DATASET EXTRACT
• • • •

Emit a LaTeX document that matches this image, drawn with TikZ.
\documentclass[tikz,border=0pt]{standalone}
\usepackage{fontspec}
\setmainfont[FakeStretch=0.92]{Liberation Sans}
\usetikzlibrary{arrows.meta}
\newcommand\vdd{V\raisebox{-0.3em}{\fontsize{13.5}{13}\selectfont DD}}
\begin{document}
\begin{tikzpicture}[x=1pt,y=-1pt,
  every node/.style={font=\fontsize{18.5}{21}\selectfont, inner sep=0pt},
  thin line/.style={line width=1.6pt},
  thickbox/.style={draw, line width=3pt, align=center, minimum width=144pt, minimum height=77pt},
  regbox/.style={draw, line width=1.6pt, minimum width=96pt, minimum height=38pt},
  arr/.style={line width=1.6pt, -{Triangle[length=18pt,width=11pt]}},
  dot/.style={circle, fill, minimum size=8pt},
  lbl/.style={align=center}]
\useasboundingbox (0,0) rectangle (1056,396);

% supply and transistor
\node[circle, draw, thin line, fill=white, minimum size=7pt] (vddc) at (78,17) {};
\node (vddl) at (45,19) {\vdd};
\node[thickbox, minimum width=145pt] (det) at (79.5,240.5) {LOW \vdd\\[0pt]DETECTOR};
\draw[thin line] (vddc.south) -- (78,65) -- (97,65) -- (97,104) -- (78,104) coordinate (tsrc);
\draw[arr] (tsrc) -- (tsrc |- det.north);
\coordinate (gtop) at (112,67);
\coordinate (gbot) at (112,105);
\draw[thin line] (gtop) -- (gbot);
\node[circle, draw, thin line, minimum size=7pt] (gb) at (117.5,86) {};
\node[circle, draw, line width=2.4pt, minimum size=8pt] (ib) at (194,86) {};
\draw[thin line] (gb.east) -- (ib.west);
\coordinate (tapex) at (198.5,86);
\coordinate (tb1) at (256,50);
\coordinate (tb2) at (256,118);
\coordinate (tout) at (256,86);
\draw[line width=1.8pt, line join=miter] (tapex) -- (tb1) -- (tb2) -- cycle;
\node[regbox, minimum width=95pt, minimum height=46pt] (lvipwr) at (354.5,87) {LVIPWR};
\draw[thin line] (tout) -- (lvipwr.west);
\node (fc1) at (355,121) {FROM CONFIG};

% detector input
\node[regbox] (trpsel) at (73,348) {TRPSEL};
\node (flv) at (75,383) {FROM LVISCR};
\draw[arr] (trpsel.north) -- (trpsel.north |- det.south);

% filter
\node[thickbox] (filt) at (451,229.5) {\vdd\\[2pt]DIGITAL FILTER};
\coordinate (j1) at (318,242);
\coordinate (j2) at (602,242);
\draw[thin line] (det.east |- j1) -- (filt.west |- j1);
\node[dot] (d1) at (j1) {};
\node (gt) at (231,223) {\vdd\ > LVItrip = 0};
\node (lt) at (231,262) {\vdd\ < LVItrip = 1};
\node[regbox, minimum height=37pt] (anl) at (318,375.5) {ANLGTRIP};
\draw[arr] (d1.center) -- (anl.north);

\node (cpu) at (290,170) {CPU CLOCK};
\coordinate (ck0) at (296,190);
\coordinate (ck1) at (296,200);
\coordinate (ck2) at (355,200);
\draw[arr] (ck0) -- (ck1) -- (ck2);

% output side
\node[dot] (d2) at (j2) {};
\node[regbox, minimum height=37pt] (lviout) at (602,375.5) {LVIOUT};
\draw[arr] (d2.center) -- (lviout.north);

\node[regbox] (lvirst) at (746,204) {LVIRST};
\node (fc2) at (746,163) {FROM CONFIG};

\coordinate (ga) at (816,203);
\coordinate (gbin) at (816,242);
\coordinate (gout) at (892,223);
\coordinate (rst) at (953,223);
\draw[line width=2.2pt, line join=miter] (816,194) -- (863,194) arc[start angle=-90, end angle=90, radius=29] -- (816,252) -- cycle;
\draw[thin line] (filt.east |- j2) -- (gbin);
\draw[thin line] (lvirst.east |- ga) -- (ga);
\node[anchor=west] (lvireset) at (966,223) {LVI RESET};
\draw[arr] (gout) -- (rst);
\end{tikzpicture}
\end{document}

• • • •

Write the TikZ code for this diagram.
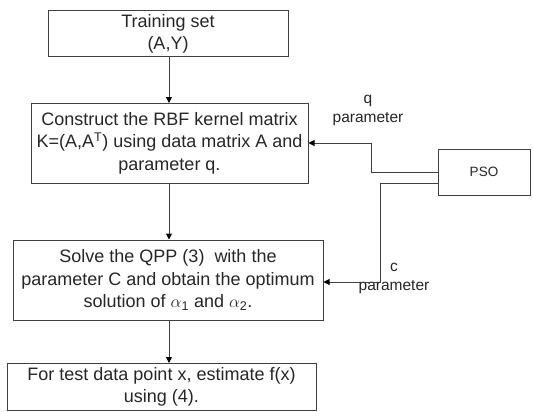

• • • •

TASK STATEMENT
Transcribe each line of the data above, unaltered, from the one where "Emit a LaTeX" appears to the one where "(0,0) rectangle (1056,396);" appears, inclusive of both.

EXERCISE RESPONSE
Emit a LaTeX document that matches this image, drawn with TikZ.
\documentclass[tikz,border=0pt]{standalone}
\usepackage{fontspec}
\setmainfont[FakeStretch=0.92]{Liberation Sans}
\usetikzlibrary{arrows.meta}
\newcommand\vdd{V\raisebox{-0.3em}{\fontsize{13.5}{13}\selectfont DD}}
\begin{document}
\begin{tikzpicture}[x=1pt,y=-1pt,
  every node/.style={font=\fontsize{18.5}{21}\selectfont, inner sep=0pt},
  thin line/.style={line width=1.6pt},
  thickbox/.style={draw, line width=3pt, align=center, minimum width=144pt, minimum height=77pt},
  regbox/.style={draw, line width=1.6pt, minimum width=96pt, minimum height=38pt},
  arr/.style={line width=1.6pt, -{Triangle[length=18pt,width=11pt]}},
  dot/.style={circle, fill, minimum size=8pt},
  lbl/.style={align=center}]
\useasboundingbox (0,0) rectangle (1056,396);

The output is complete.